By Eileen Jones
Jan. 16 2015
Wayne Easter knows terrorism. He should.
The MP from Malpeque was once the solicitor general for Ottawa. He was also present the day of the shooting at Parliament Hill.
“When I was in charge of intelligence and the RCMP, I had intel from M16 in England and the CIA on my desk. There’s always been threats. The only difference here is these threats are public.”
He made the comment during a meeting with journalism students at Holland College on Jan.16.
Canadians were shocked by last years’ Parliament Hill shooting, but Easter says he does not believe it was done with al-Qaeda’s help. And it shouldn’t change how we live our lives.
“We can’t compromise our values and what we are made of for fear.”
The recent attacks on the offices of Charlie Hebdo, a French satirical newspaper, was set off by a cartoon depicting the prophet Muhammad. It raised questions of ethics surrounding journalism and when it’s right or wrong to publish something controversial.

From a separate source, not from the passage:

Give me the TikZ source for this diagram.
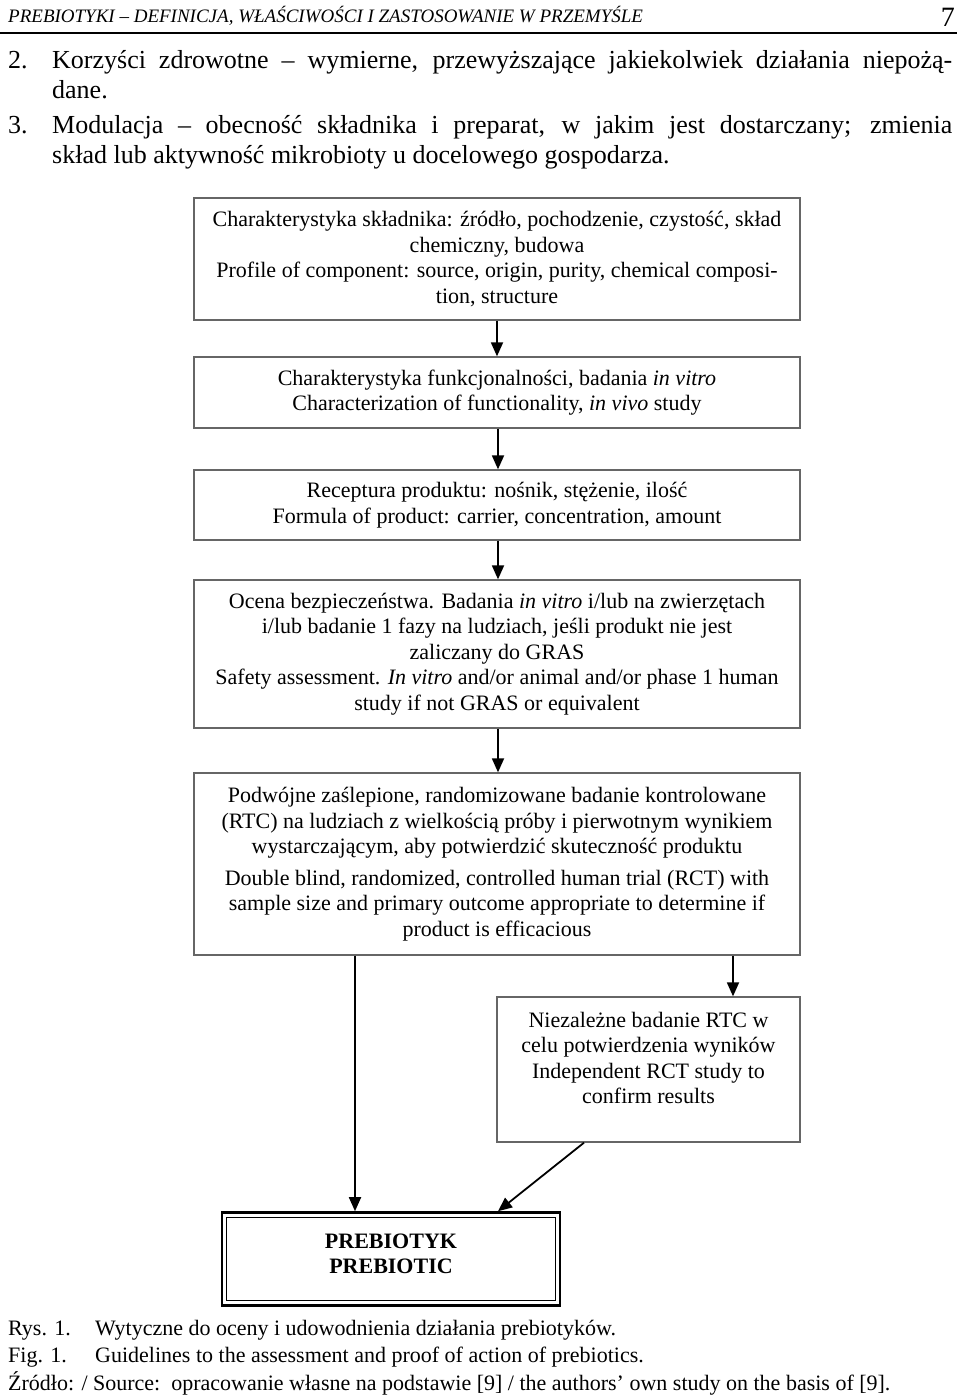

Greg Mulock is the editor of the Miramichi Leader, a newspaper in Miramichi, N.B. He would not publish the cartoon, he said.
“The way I look at it, it’s not worth the backlash. I would not publish something to offend the pope, as an example. It’s a matter of being senseless to other people’s beliefs, whether you think so or not. But this is different, because they have a satirical newspaper.
“It’s part of the job for people, and it’s noble calling to go put your life out there and protect the truth.”
When asked if the atmosphere of his news office has changed, or if his journalists feel scared, he said no.
“It makes our stress seem a whole lot lesser.”
Easter recalled an event in England when a teenager who went into a bar strapped with dynamite and killed 17 people.
“There was a video released after of the dad saying he was proud of her for what she did. The mentality of a father who was proud of his daughter for blowing herself up and hurting others, I will never understand. This is a new world we live in.
“They are a threat to the western world and I can’t understand their mentality. For some reason, they hate our democracy and our values.”
Easter outlined various changes in security at Parliament Hill over the past few months, but otherwise he seems unshaken.
“That risk will always be there. That’s why we have security detail.”
Mulock said he’s just grateful not to work in threatening conditions.
“Here, we’re fortunate enough to be in a climate with only city councillors or MPs, and they won’t throw a grenade at you,” he said with a laugh.